December 13, 2012
I used to wonder what “Onboarding and Orientation” was all about. What do you mean I need to board a company ship and orient myself into unchartered waters? I am sure this is exactly how a lot of new employees feel when they first start their new job and are introduced to the Onboarding and Orientation program. If not properly structured this experience can be overwhelming at the very least, and tends to become a whirlwind of places, names, and processes. This lack of structure may very well explain why 22% of staff turnover occurs in the first forty-five days of employment.
I had heard the term ‘onboarding’ fly around previous offices, but it was not until I started at Conroy Ross 12 months ago that I really learned what it was. I had no clue what people were describing when they spoke about onboarding. But, I figured that it must be some sort of training or orientation process to help new employees “Jump On Board” with the company and become an invested employee who is able to add value, and generate revenue as soon as possible. You know what? Turns out, I was (somewhat) right!
While at first glance, onboarding may seem like a laundry list of safety information, building amenities, security protocols and trying to understand a million names, login ID’s, and bathroom locations; this can’t be farther from the truth. Many believe that onboarding is a term that can be swapped with what we believe is a new employee introduction. But in actual fact onboarding starts from the job offer through to the new employee setting sail in their new position. And when done well, actually takes about six months to complete. It’s much more than just a checklist… it’s about reinforcing the new employee’s decision to join your company and become a valued team member. Onboarding will empower them with information to understand the company and vision, while reinforcing the attitude and behaviours needed to set them up for success on the job.
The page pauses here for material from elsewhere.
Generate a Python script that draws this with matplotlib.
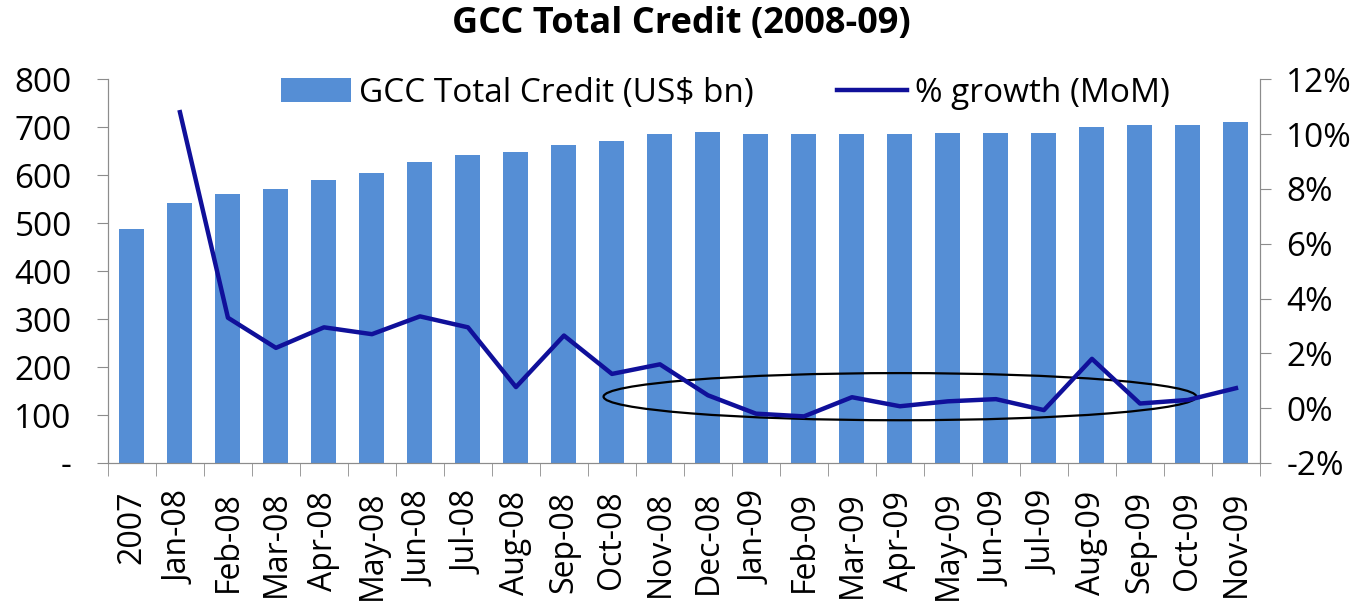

My onboarding experience at Conroy Ross was almost seamless and involved many best practices that can benefit any organization. I did not have the stress and worry that I had felt when starting with previous companies, largely due to the well-planned and executed onboarding process – which actually began before my first day. The process was integrated with hiring and I felt welcome on my first day. I had my own personalized ‘onboarding roadmap’ so everything was organized, scheduled, and easy to follow. Yes, there were still a lot of names and other things to remember, but it was clear that the onboarding experience was more than a checklist and I always had a team member that was available to assist me during the onboarding experience. Through the process I was able to relax, utilize different delivery mediums like one-on-one meetings and electronic training sessions, and retain the information I needed.
90% of companies believe that their employees make their decision to stay at the company within the first six months, and a company’s onboarding process can make the difference between whether you stay or go. My advice to an onboardee is to welcome and enjoy your new role and space while leaving the onboarding to the experts. Effective onboarding should guide you and support you to integrate with the organization while making your voyage smooth.
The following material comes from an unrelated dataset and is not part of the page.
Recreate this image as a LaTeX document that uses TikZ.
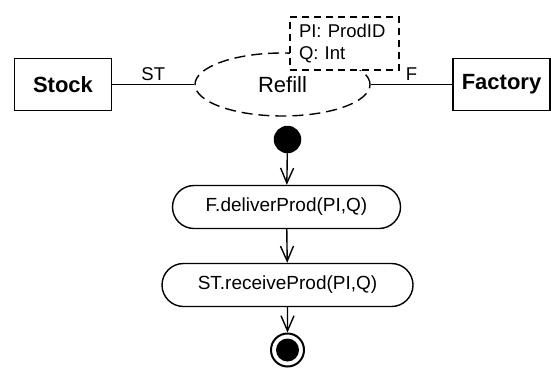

As for the onboarders out there, here are some thoughts to consider that can make your employee’s onboarding experience effective:
– The first day is the first real experience (but not the first impression) that the new team member has from which to form an opinion of their new company. They will go home after day one with one of two sentiments – doubt or reassurance. The details matter on day one, so don’t miss anything. An easy first step is to ensure that someone is expecting the new employee, and ready to welcome them upon arrival.
– Set a schedule, or if you already have a schedule, stick to it! A strong, well-made schedule shows new employees you care about their development and want to guide them through the process. Sticking to the schedule also provides a new employee with structure and comfort during an early transition period.
– Remember to set goals to ensure that both employer and employee understand what is expected of each of them throughout the process. Have a goal path to follow for 30, 60, 90 days to one year. These goals will help both the new employee and employer plan into the future, and will assist the new employee in understanding their importance to the growth of the company.
– Make sure that you don’t cram too many things into one day. Spreading out the onboarding and orientation process over the weeks and months, rather than days, makes things a lot easier to handle and understand as well as providing a new employee with a clear development roadmap into their future.
– Be organized, and monitor success. People don’t all learn the same way and it can take time to bring a fresh employee up to speed. Using learning milestones and measuring competency understanding can be an effective tool to allow new employees and managers to measure a new hire’s progress.
– Patience, a smile, and a friendly face can go a long way. A mentor for a new employee can act as a confidant for questions and/or concerns about the role and the company and provide guidance on development. This can get your rookie feeling excited about the new adventure they are about to embark on!
I hope that whether you are a new employee or an employer that this will help you to understand, cope with, and see the value in the onboarding and orientation process. For employers, I do hope that you can utilize some of these tips in your onboarding and orientation process to help your new employees set sail and become a statistic for productivity and success.